On Wednesday, Moscow’s forces, including soldiers disguised as Ukrainian troops, attacked in four waves but were repelled from the city, Ukraine’s general staff said.
“They partially entered the suburbs, the industrial zone, and were destroyed by our troops,” Mr Besedin said.
“There were assault actions using heavy armoured vehicles, there were attempts to bring in infantry.”
A map updated daily by Ukrainian war monitor DeepState, known to have close ties to the defence ministry, appears to corroborate these claims.
It shows the entire city under Ukrainian control with Russian forces pushing towards its northern outskirts.
Russia’s military has not commented on the Kupiansk front, but Vitaly Ganchev, a Moscow-installed official, said Russian forces were gaining a foothold on Kupiansk’s outskirts.

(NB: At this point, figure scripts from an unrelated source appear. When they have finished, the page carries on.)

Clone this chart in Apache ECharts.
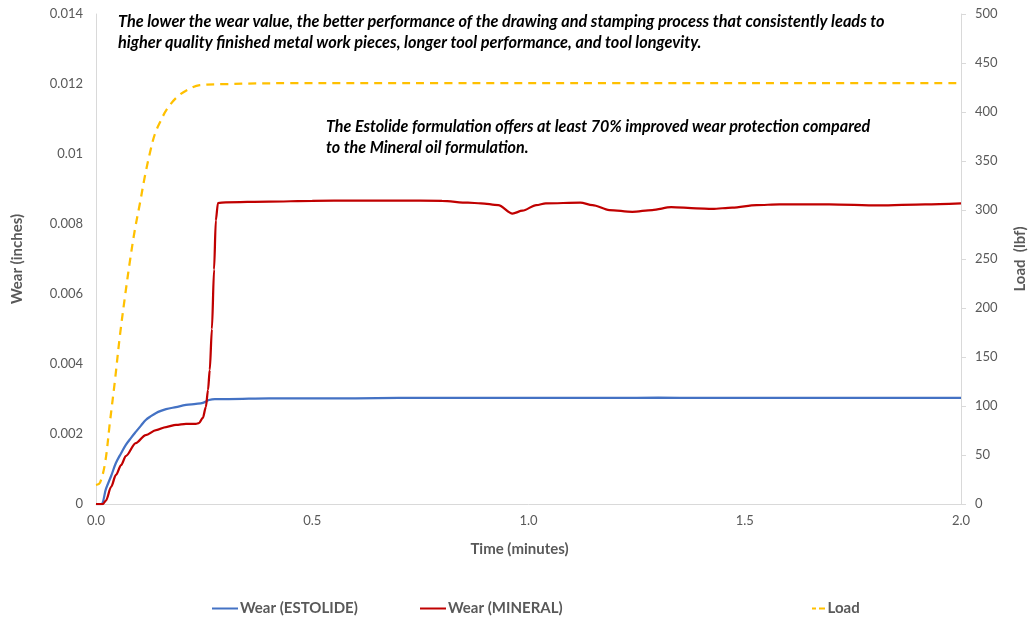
<!DOCTYPE html>
<html>
<head>
<meta charset="utf-8">
<script src="https://cdn.jsdelivr.net/npm/echarts@6/dist/echarts.min.js"></script>
<style>
html,body{margin:0;padding:0;background:#fff;}
#chart{width:1036px;height:617px;}
</style>
</head>
<body>
<div id="chart"></div>
<script>
// ---- Data ----
var estTime = [0, 0.012, 0.023, 0.035, 0.046, 0.058, 0.069, 0.081, 0.092, 0.104, 0.115, 0.127, 0.139, 0.15, 0.162, 0.185, 0.208, 0.231, 0.247, 0.261, 0.275, 0.307, 0.4, 0.5, 0.6, 0.7, 0.8, 0.9, 1.0, 1.1, 1.2, 1.3, 1.4, 1.5, 1.6, 1.7, 1.8, 1.9, 2.0];
var estWear = [0, 0, 0.00043, 0.0008, 0.00117, 0.00145, 0.00169, 0.00189, 0.00206, 0.00224, 0.0024, 0.00251, 0.0026, 0.00266, 0.00271, 0.00277, 0.00283, 0.00286, 0.00289, 0.00297, 0.003, 0.003, 0.00302, 0.00302, 0.00302, 0.00303, 0.00303, 0.00303, 0.00303, 0.00303, 0.00303, 0.00304, 0.00303, 0.00303, 0.00303, 0.00303, 0.00303, 0.00303, 0.00303];

var minTime = [0, 0.016, 0.023, 0.035, 0.046, 0.058, 0.069, 0.092, 0.115, 0.139, 0.162, 0.185, 0.208, 0.231, 0.238, 0.247, 0.254, 0.259, 0.263, 0.268, 0.273, 0.277, 0.282, 0.3, 0.4, 0.5, 0.6, 0.7, 0.8, 0.86, 0.89, 0.93, 0.963, 0.986, 1.018, 1.04, 1.12, 1.148, 1.187, 1.24, 1.286, 1.33, 1.388, 1.425, 1.471, 1.527, 1.58, 1.695, 1.81, 1.917, 2.0];
var minWear = [0, 0, 0.0001, 0.00049, 0.00083, 0.00111, 0.00137, 0.00174, 0.00197, 0.00211, 0.0022, 0.00226, 0.00229, 0.00229, 0.00231, 0.00246, 0.00277, 0.00326, 0.00383, 0.005, 0.0067, 0.0081, 0.0086, 0.00862, 0.00864, 0.00866, 0.00867, 0.00867, 0.00866, 0.00861, 0.00859, 0.00854, 0.0083, 0.00838, 0.00854, 0.00859, 0.00861, 0.00854, 0.0084, 0.00835, 0.0084, 0.00848, 0.00845, 0.00843, 0.00847, 0.00854, 0.00856, 0.00856, 0.00853, 0.00856, 0.00859];

var loadTime = [0, 0.009, 0.021, 0.032, 0.044, 0.055, 0.067, 0.079, 0.09, 0.102, 0.113, 0.125, 0.136, 0.148, 0.164, 0.187, 0.21, 0.24, 0.293, 0.448, 0.8, 1.2, 1.6, 2.0];
var loadVal = [19.4, 21.5, 41.9, 82.8, 126.8, 170.8, 211.7, 249.5, 280.2, 307.8, 334.4, 358.9, 377.3, 389.6, 402.9, 415.1, 422.3, 427.4, 428.4, 429.4, 429.4, 429.4, 429.4, 429.4];

var seriesNames = ['Wear (ESTOLIDE)', 'Wear (MINERAL)', 'Load'];
var note1 = ['The lower the wear value, the better performance of the drawing and stamping process that consistently leads to',
             'higher quality finished metal work pieces, longer tool performance, and tool longevity.'];
var note2 = ['The Estolide formulation offers at least 70% improved wear protection compared',
             'to the Mineral oil formulation.'];

function pairs(xs, ys){ return xs.map(function(x,i){ return [x, ys[i]]; }); }

var FONT = 'Lato, "Open Sans", sans-serif';
var GREY = '#595959';
var AXIS = '#d9d9d9';

var chart = echarts.init(document.getElementById('chart'));
var dashIcon = 'path://M0,0h4v2h-4z M7,0h6v2h-6z';
var solidIcon = 'path://M0,0h26v2h-26z';
var legendText = {color: GREY, fontWeight: 'bold', fontSize: 15, fontFamily: FONT, padding: [0,0,0,-3]};

chart.setOption({
  animation: false,
  textStyle: {fontFamily: FONT},
  grid: {left: 96, right: 74, top: 14, bottom: 113},
  xAxis: {
    type: 'value', min: 0, max: 2, interval: 0.5,
    name: 'Time (minutes)', nameLocation: 'middle', nameGap: 38,
    nameTextStyle: {color: GREY, fontWeight: 'bold', fontSize: 15, fontFamily: FONT, padding: [0, 18, 0, 0]},
    axisLine: {show: true, lineStyle: {color: AXIS, width: 1}},
    axisTick: {show: false},
    splitLine: {show: false},
    axisLabel: {color: GREY, fontSize: 13, margin: 10, fontFamily: FONT,
      formatter: function(v){ return v.toFixed(1); }}
  },
  yAxis: [{
    type: 'value', min: 0, max: 0.014, interval: 0.002, position: 'left',
    name: 'Wear (inches)', nameLocation: 'middle', nameGap: 71, nameRotate: 90,
    nameTextStyle: {color: GREY, fontWeight: 'bold', fontSize: 15, fontFamily: FONT},
    axisLine: {show: true, lineStyle: {color: AXIS, width: 1}},
    axisTick: {show: false},
    splitLine: {show: false},
    axisLabel: {color: GREY, fontSize: 13, margin: 13, fontFamily: FONT,
      formatter: function(v){ return v === 0 ? '0' : String(+v.toFixed(3)); }}
  }, {
    type: 'value', min: 0, max: 500, interval: 50, position: 'right',
    name: 'Load  (lbf)', nameLocation: 'middle', nameGap: 52, nameRotate: 90,
    nameTextStyle: {color: GREY, fontWeight: 'bold', fontSize: 15, fontFamily: FONT},
    axisLine: {show: true, lineStyle: {color: AXIS, width: 1}},
    axisTick: {show: true, length: 5, lineStyle: {color: AXIS}},
    splitLine: {show: false},
    axisLabel: {color: GREY, fontSize: 13, margin: 14, fontFamily: FONT}
  }],
  legend: [
    {data: [{name: seriesNames[0], icon: solidIcon}], left: 212, top: 601, padding: 0, itemWidth: 26, itemHeight: 2, textStyle: legendText},
    {data: [{name: seriesNames[1], icon: solidIcon}], left: 420, top: 601, padding: 0, itemWidth: 26, itemHeight: 2, textStyle: legendText},
    {data: [{name: seriesNames[2], icon: dashIcon}], left: 812, top: 601, padding: 0, itemWidth: 14, itemHeight: 2, textStyle: legendText}
  ],
  graphic: [
    {type: 'text', left: 118, top: 11, style: {text: note1.join('\n'), font: 'italic bold 16.3px ' + FONT, fill: '#000', lineHeight: 21}},
    {type: 'text', left: 326, top: 116, style: {text: note2.join('\n'), font: 'italic bold 16.1px ' + FONT, fill: '#000', lineHeight: 21}}
  ],
  series: [
    {name: seriesNames[0], type: 'line', yAxisIndex: 0, data: pairs(estTime, estWear),
     showSymbol: false, smooth: 0.35, color: '#4472C4',
     lineStyle: {color: '#4472C4', width: 2.25}, z: 3},
    {name: seriesNames[1], type: 'line', yAxisIndex: 0, data: pairs(minTime, minWear),
     showSymbol: false, smooth: 0.3, smoothMonotone: 'x', color: '#C00000',
     lineStyle: {color: '#C00000', width: 2.25}, z: 4},
    {name: seriesNames[2], type: 'line', yAxisIndex: 1, data: pairs(loadTime, loadVal),
     showSymbol: false, smooth: 0.35, color: '#FFC000',
     lineStyle: {color: '#FFC000', width: 2.25, type: [8, 6]}, z: 2}
  ]
});
</script>
</body>
</html>
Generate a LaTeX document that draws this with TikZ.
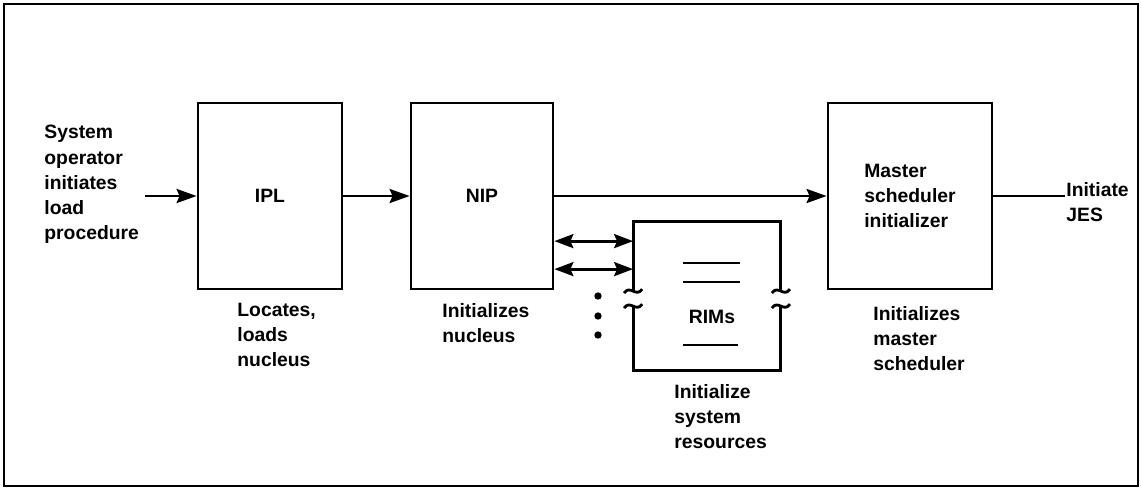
\documentclass[tikz,border=0pt]{standalone}
\usepackage{fontspec}
\setmainfont{Liberation Sans}
\usetikzlibrary{arrows.meta,positioning,calc}

\tikzset{
  blk/.style={draw, minimum height=3.72cm},
  note/.style={align=left, inner sep=0pt, anchor=north west},
  flow/.style={-{Stealth[length=4mm,width=2.8mm,inset=0.6mm]}},
  twoway/.style={{Stealth[length=3.8mm,width=2.8mm,inset=0.6mm]}-{Stealth[length=3.8mm,width=2.8mm,inset=0.6mm]}},
  every node/.style={font=\fontsize{11}{14.3}\selectfont\bfseries}
}

\begin{document}
\begin{tikzpicture}[x=0.02cm, y=-0.02cm, line width=1.6pt]
  \useasboundingbox (0,0) rectangle (1142,488);
  % outer frame
  \draw (4,4) rectangle (1138,486);

  % main chain of boxes
  \node[blk, minimum width=2.88cm] (ipl) at (270,196) {IPL};
  \node[blk, minimum width=2.84cm] (nip) at (482,196) {NIP};
  \node[blk, minimum width=3.28cm, align=left] (msi) at (910,196) {Master\\scheduler\\initializer};

  % RIMs box, sides broken
  \node[minimum width=2.9cm, minimum height=2.94cm, inner sep=0pt] (rims) at (707,296) {};
  \node (rimstxt) at (712,317) {RIMs};
  \coordinate (lb1) at ($(rims.north west)+(0,70)$);
  \coordinate (lb2) at ($(rims.north west)+(0,85)$);
  \coordinate (rb1) at ($(rims.north east)+(0,70)$);
  \coordinate (rb2) at ($(rims.north east)+(0,85)$);
  \draw (lb1) -- (rims.north west) -- (rims.north east) -- (rb1);
  \draw (rb2) -- (rims.south east) -- (rims.south west) -- (lb2);
  \foreach \c in {lb1,lb2,rb1,rb2}
    \draw ([shift={(-9,2)}]\c) .. controls ([shift={(-3,-7)}]\c) and ([shift={(3,7)}]\c) .. ([shift={(9,-2)}]\c);
  \draw ($(rims)+(-24,-33)$) -- ($(rims)+(33,-33)$);
  \draw ($(rims)+(-24,-14)$) -- ($(rims)+(33,-14)$);
  \draw ($(rims)+(-24,49)$) -- ($(rims)+(31,49)$);

  % texts
  \node[note] (sysop) at (43,124) {System\\operator\\initiates\\load\\procedure};
  \node[note] (iplnote) at (236,302) {Locates,\\loads\\nucleus};
  \node[note] (nipnote) at (441,302) {Initializes\\nucleus};
  \node[note] (rimsnote) at (673,383) {Initialize\\system\\resources};
  \node[note] (msinote) at (872,305) {Initializes\\master\\scheduler};
  \node[note] (jes) at (1065,181) {Initiate\\JES};

  % connectors
  \coordinate (opin) at ($(sysop.east |- ipl.west)+(5,0)$);
  \draw[flow] (opin) -- (ipl.west);
  \draw[flow] (ipl) -- (nip);
  \draw[flow] (nip) -- (msi);
  \draw (msi.east) -- (msi.east -| jes.west);
  \coordinate (r1) at ($(rims.north west)+(0,20)$);
  \coordinate (r2) at ($(rims.north west)+(0,48)$);
  \draw[twoway] (nip.east |- r1) -- (r1);
  \draw[twoway] (nip.east |- r2) -- (r2);

  % more RIMs
  \foreach \y in {296,316,335}
    \fill (598,\y) circle (2.1pt);
\end{tikzpicture}
\end{document}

Ukraine’s outnumbered troops have been losing ground in the east for months, while trying to hold the line against what Kyiv says is a 50,000-strong force in Russia’s Kursk region nearby. Ukraine says Russia also plans to launch a push in the southeast soon.
The Kupiansk thrust, involving 15 pieces of hardware such as tanks and armoured combat vehicles, according to Ukraine’s general staff, was an attempt to expand offensive operations on a sprawling more-than-800-mile front, president Volodymyr Zelensky said.
The Russian attack looked opportunistic and Kyiv appeared to have isolated and destroyed most of the Russian forces that penetrated the outskirts of Kupiansk, Pasi Paroinen, a military analyst with the Black Bird Group, said.
“However, a penetration like that certainly signals confusion and weakness in Ukrainian defences in that area, which could prompt the local Russian commanders to increase their efforts to squeeze or cut off the Ukrainian salient,” he added.
He said the coming days would likely indicate whether the Kremlin were going to react to this by ramping up their attacks there.
Russian attacks in Kupiansk, as well as the counterattack in Kursk and sweeping advances in the eastern Donetsk region along multiple fronts, were already of significant concern to Ukraine and its backers.
But US president-elect Donald Trump’s comprehensive victory last week has brought into sharp relief the cost of territorial losses as his advisors confirmed the incoming leader is intent on ending the war, possibly by demanding a freeze of the frontline.
Michael Waltz, Mr Trump’s nominee for the White House’s national security advisor, told Voice of America after a meeting with the president-elect: “The president clearly expressed that he wishes to bring both sides to the negotiating table. He is focused on ending the war, not its continuation.”
But both Russian officials and Ukrainian lawmakers appear opposed to the idea of a frozen frontline.
Russian foreign minister Sergei Lavrov described the prospect of a ceasefire as “even worse” than previous agreements in 2014 and 2015, which temporarily put a halt to fighting after Moscow’s initial invasion of Ukraine a decade ago.
Kira Rudik, meanwhile, a Ukrainian opposition leader, said if Ukraine stopped fighting, it would be overrun by Russia.